Ours may be a young democracy, but as the Scottish referendum demonstrates and the Swiss through their dedication show, no nation can take its existence or Sovereignty for granted. Put another way, what the Scottish referendum and Swiss Constitution tell us is that no nation has a right to exist, but every nation has a duty to preserve and perpetuate itself.

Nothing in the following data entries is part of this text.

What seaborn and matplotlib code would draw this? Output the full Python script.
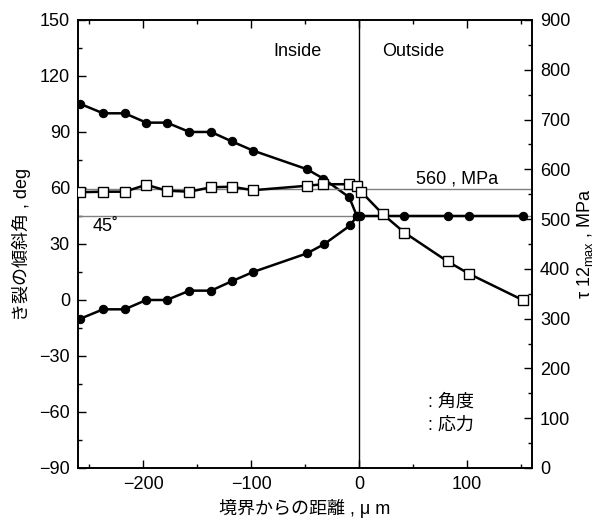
import matplotlib
matplotlib.use("Agg")
import matplotlib.pyplot as plt
from matplotlib.ticker import MultipleLocator
import pandas as pd
import seaborn as sns

# ---- data ----
# crack inclination angle, upper branch (continues along 45 deg outside)
ang_up_x = [-258, -237, -217, -197, -178, -157, -137, -118, -98, -48, -33, -9, -2, 1, 42, 82, 102, 152]
ang_up_y = [105, 100, 100, 95, 95, 90, 90, 85, 80, 70, 65, 55, 45, 45, 45, 45, 45, 45]
# crack inclination angle, lower branch
ang_lo_x = [-258, -237, -217, -197, -178, -157, -137, -118, -98, -48, -32, -8, -2]
ang_lo_y = [-10, -5, -5, 0, 0, 5, 5, 10, 15, 25, 30, 40, 45]
# tau12 max stress, MPa
str_x = [-258, -237, -217, -197, -178, -157, -137, -118, -98, -48, -33, -9, -2, 2, 22, 42, 82, 102, 152]
str_y = [554, 555, 555, 569, 557, 555, 564, 565, 558, 567, 570, 570, 567, 555, 510, 473, 415, 390, 337]

ref_angle = 45
ref_stress = 560

sns.set_theme(style="ticks")
plt.rcParams['font.family'] = ['Liberation Sans', 'Noto Sans CJK JP', 'DejaVu Sans']
plt.rcParams['axes.unicode_minus'] = True
plt.rcParams['text.color'] = 'black'
plt.rcParams['axes.labelcolor'] = 'black'
FS = 13

df_up = pd.DataFrame({"x": ang_up_x, "y": ang_up_y})
df_lo = pd.DataFrame({"x": ang_lo_x, "y": ang_lo_y})
df_st = pd.DataFrame({"x": str_x, "y": str_y})

fig = plt.figure(figsize=(6.0, 5.24), dpi=100)
ax = fig.add_axes([0.1305, 0.1069, 0.7557, 0.855])

ax.axhline(ref_angle, color="#808080", lw=1.0, zorder=1)
ax.axvline(0, color="black", lw=1.0, zorder=1)

for d in (df_up, df_lo):
    sns.lineplot(data=d, x="x", y="y", ax=ax, sort=False, estimator=None,
                 color="black", lw=1.8, marker="o", markersize=6,
                 markerfacecolor="black", markeredgecolor="black", zorder=3)

ax.set_xlim(-260, 160)
ax.set_ylim(-90, 150)
ax.xaxis.set_major_locator(MultipleLocator(100))
ax.xaxis.set_minor_locator(MultipleLocator(50))
ax.yaxis.set_major_locator(MultipleLocator(30))
ax.yaxis.set_minor_locator(MultipleLocator(15))
ax.tick_params(which="both", direction="in", top=True, right=False, labelsize=FS,
               colors="black", width=1.0)
ax.tick_params(which="major", length=6, pad=6)
ax.tick_params(which="minor", length=3)
ax.set_xlabel("境界からの距離 , μ m", fontsize=FS, labelpad=4)
ax.set_ylabel("き裂の傾斜角 , deg", fontsize=FS, labelpad=6)

ax2 = ax.twinx()
ax2.axhline(ref_stress, color="#808080", lw=1.0, zorder=1)
sns.lineplot(data=df_st, x="x", y="y", ax=ax2, sort=False, estimator=None,
             color="black", lw=1.8, marker="s", markersize=7,
             markerfacecolor="white", markeredgecolor="black", markeredgewidth=1.0, zorder=4)
ax2.set_ylim(0, 900)
ax2.yaxis.set_major_locator(MultipleLocator(100))
ax2.yaxis.set_minor_locator(MultipleLocator(50))
ax2.tick_params(which="both", direction="in", labelsize=FS, colors="black", width=1.0)
ax2.tick_params(which="major", length=6, pad=6)
ax2.tick_params(which="minor", length=3)
ax2.set_ylabel(r"τ 12$_{\mathregular{max}}$ , MPa", fontsize=FS, labelpad=3)
ax2.set_xlim(-260, 160)

for a in (ax, ax2):
    for s in a.spines.values():
        s.set_color("black")
        s.set_linewidth(1.2)

ax.text(-57, 133, "Inside", fontsize=FS, ha="center", va="center")
ax.text(50, 133, "Outside", fontsize=FS, ha="center", va="center")
ax.text(-247, 44, "45˚", fontsize=FS, ha="left", va="top")
ax2.text(91, 563, "560 , MPa", fontsize=FS, ha="center", va="bottom")
ax.text(64, -55, ": 角度", fontsize=FS, ha="left", va="center")
ax.text(64, -67, ": 応力", fontsize=FS, ha="left", va="center")

fig.savefig("out.png", dpi=100)
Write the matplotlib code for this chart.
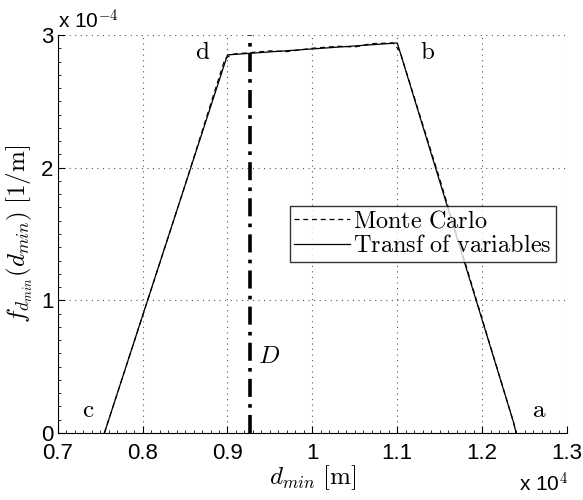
import matplotlib.pyplot as plt
import numpy as np
from matplotlib.ticker import MultipleLocator

plt.rcParams['mathtext.fontset'] = 'cm'
plt.rcParams['font.family'] = ['Liberation Sans', 'DejaVu Sans']

# d_min in units of 1e4 m, pdf in units of 1e-4 1/m
x_tv = [0.755, 0.900, 1.100, 1.237, 1.240]
y_tv = [0.0, 2.85, 2.94, 0.08, 0.0]

x_mc = [0.755, 0.800, 0.850, 0.897, 0.905, 0.950, 0.970, 1.000, 1.030,
        1.050, 1.070, 1.095, 1.103, 1.150, 1.200, 1.237, 1.240]
y_mc = [0.0, 0.884, 1.867, 2.82, 2.855, 2.88, 2.875, 2.90, 2.915,
        2.91, 2.935, 2.94, 2.88, 1.915, 0.86, 0.08, 0.0]

x_D = 0.9266

corner_names = ['c', 'd', 'b', 'a']
corner_x = [0.736, 0.871, 1.136, 1.267]
corner_y = [0.17, 2.87, 2.87, 0.17]

fig = plt.figure(figsize=(5.83, 5.0), dpi=100)
ax = fig.add_axes([0.099, 0.134, 0.8736, 0.796])

ax.plot(x_mc, y_mc, 'k', lw=0.9, linestyle=(0, (4, 3)), label=r'$\mathrm{Monte\ Carlo}$')
ax.plot(x_tv, y_tv, 'k-', lw=0.9, label=r'$\mathrm{Transf\ of\ variables}$')
ax.plot([x_D, x_D], [0, 3], color='k', lw=2.6, linestyle=(0, (5, 2, 1, 2)))

for name, xx, yy in zip(corner_names, corner_x, corner_y):
    ax.text(xx, yy, r'$\mathrm{%s}$' % name, fontsize=18, ha='center', va='center')
ax.text(x_D + 0.009, 0.58, r'$D$', fontsize=18, ha='left', va='center')

ax.set_xlim(0.7, 1.3)
ax.set_ylim(0, 3)
ax.set_xticks(np.arange(0.7, 1.31, 0.1))
ax.set_xticklabels(['0.7', '0.8', '0.9', '1', '1.1', '1.2', '1.3'])
ax.set_yticks([0, 1, 2, 3])
ax.set_yticklabels(['0', '1', '2', '3'])
ax.xaxis.set_minor_locator(MultipleLocator(0.01))
ax.yaxis.set_minor_locator(MultipleLocator(0.1))
ax.tick_params(which='both', direction='in', labelsize=16)
ax.tick_params(axis='x', pad=7)
ax.tick_params(axis='y', pad=3)
ax.tick_params(which='major', length=5)
ax.tick_params(which='minor', length=2.5)
ax.tick_params(top=False, right=False)
ax.spines['top'].set_visible(False)
ax.spines['right'].set_visible(False)
ax.grid(True, linestyle=(0, (1, 4)), color='#555555', lw=0.8)

ax.set_xlabel(r'$d_{min}\ [\mathrm{m}]$', fontsize=18, labelpad=0)
ax.set_ylabel(r'$f_{d_{min}}(d_{min})\ [1/\mathrm{m}]$', fontsize=18, labelpad=4)

fig.text(0.099, 0.942, r'x 10$^{-4}$', fontsize=15, ha='left', va='baseline')
fig.text(0.974, 0.016, r'x 10$^{4}$', fontsize=15, ha='right', va='baseline')

leg = ax.legend(loc='center', bbox_to_anchor=(0.717, 0.5), fontsize=17.5,
                frameon=True, fancybox=False, edgecolor='k', handlelength=2.3,
                handletextpad=0.1, borderpad=0.2, labelspacing=0.1, borderaxespad=0)
leg.get_frame().set_linewidth(1.0)

fig.savefig('out.png', dpi=100)
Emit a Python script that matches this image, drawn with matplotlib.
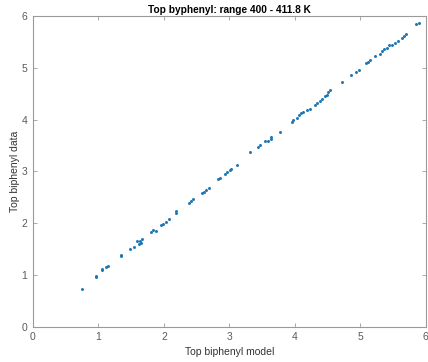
import matplotlib
matplotlib.use("Agg")
import matplotlib.pyplot as plt

# model vs data values
model = [0.75, 0.96, 0.97, 1.05, 1.06, 1.11, 1.14, 1.34, 1.35, 1.48, 1.55, 1.59,
         1.62, 1.64, 1.65, 1.67, 1.81, 1.84, 1.88, 1.95, 1.99, 2.03, 2.07, 2.18,
         2.18, 2.39, 2.41, 2.45, 2.58, 2.61, 2.64, 2.69, 2.83, 2.85, 2.93, 2.97,
         3.01, 3.03, 3.12, 3.32, 3.44, 3.47, 3.54, 3.59, 3.63, 3.64, 3.77, 3.95,
         3.97, 4.03, 4.07, 4.10, 4.13, 4.18, 4.23, 4.31, 4.33, 4.38, 4.41, 4.46,
         4.49, 4.51, 4.53, 4.72, 4.85, 4.94, 4.98, 5.09, 5.12, 5.15, 5.22, 5.30,
         5.33, 5.36, 5.40, 5.44, 5.48, 5.53, 5.58, 5.63, 5.66, 5.70, 5.85, 5.90]
data = [0.73, 0.96, 0.99, 1.10, 1.11, 1.16, 1.18, 1.39, 1.37, 1.51, 1.55, 1.66,
        1.60, 1.66, 1.62, 1.70, 1.84, 1.86, 1.85, 1.96, 1.98, 2.03, 2.08, 2.19,
        2.23, 2.40, 2.43, 2.47, 2.58, 2.61, 2.64, 2.68, 2.86, 2.87, 2.95, 2.98,
        3.02, 3.04, 3.13, 3.38, 3.47, 3.51, 3.59, 3.58, 3.66, 3.62, 3.76, 3.95,
        4.00, 4.04, 4.08, 4.13, 4.14, 4.18, 4.20, 4.29, 4.32, 4.35, 4.40, 4.45,
        4.48, 4.54, 4.58, 4.72, 4.86, 4.91, 4.96, 5.09, 5.12, 5.14, 5.22, 5.26,
        5.33, 5.36, 5.38, 5.43, 5.44, 5.48, 5.51, 5.57, 5.62, 5.66, 5.85, 5.87]
ticks = [0, 1, 2, 3, 4, 5, 6]

plt.rcParams["font.family"] = ["Liberation Sans", "DejaVu Sans"]

fig = plt.figure(figsize=(4.28, 3.62), dpi=100)
ax = fig.add_axes([0.077, 0.097, 0.918, 0.859])

ax.plot(model, data, ".", color="#1f77b4", markersize=2.3)

ax.set_xlim(0, 6)
ax.set_ylim(0, 6)
ax.set_xticks(ticks)
ax.set_yticks(ticks)

gray = "#5a5a5a"
for s in ax.spines.values():
    s.set_color("#9a9a9a")
    s.set_linewidth(0.8)
ax.tick_params(direction="in", length=3, width=0.6, color="#9a9a9a",
               labelcolor=gray, labelsize=7.5, top=True, right=True, pad=4)

ax.set_title("Top byphenyl: range 400 - 411.8 K", fontsize=7.3,
             fontweight="bold", pad=2)
ax.set_xlabel("Top biphenyl model", fontsize=7.5, color="#333333", labelpad=3)
ax.set_ylabel("Top biphenyl data", fontsize=7.5, color="#333333", labelpad=1)

fig.savefig("out.png", dpi=100)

To make our Constitution an inclusive living and breathing document the perpetuates and propels prosperity in this diverse and vibrant country, we need to dispense with the pretense of legal formalism, rigidity and the lip service to federalism. We should consider adopting a more functional and meaningfully pragmatic approach that allows everyone a say and everyone to get at least some of their way. The Swiss may operate a confederacy, unlike Nigeria’s federation and the U.K.’s unitary state. But they,the Swiss, appear at least to be a more cohesive nation than we or our British colonial masters are. Perhaps, looser ties like them will improve our common Nigerian-ness and British-ness and prove that you can be fully Scottish and British without buying into Westminster, and be fully Nigerian without suppressing your Ibo, Hausa, Ijaw or Yoruba-ness. Ultimately, that’s really what Scottish independence and the Niger Delta struggle were about.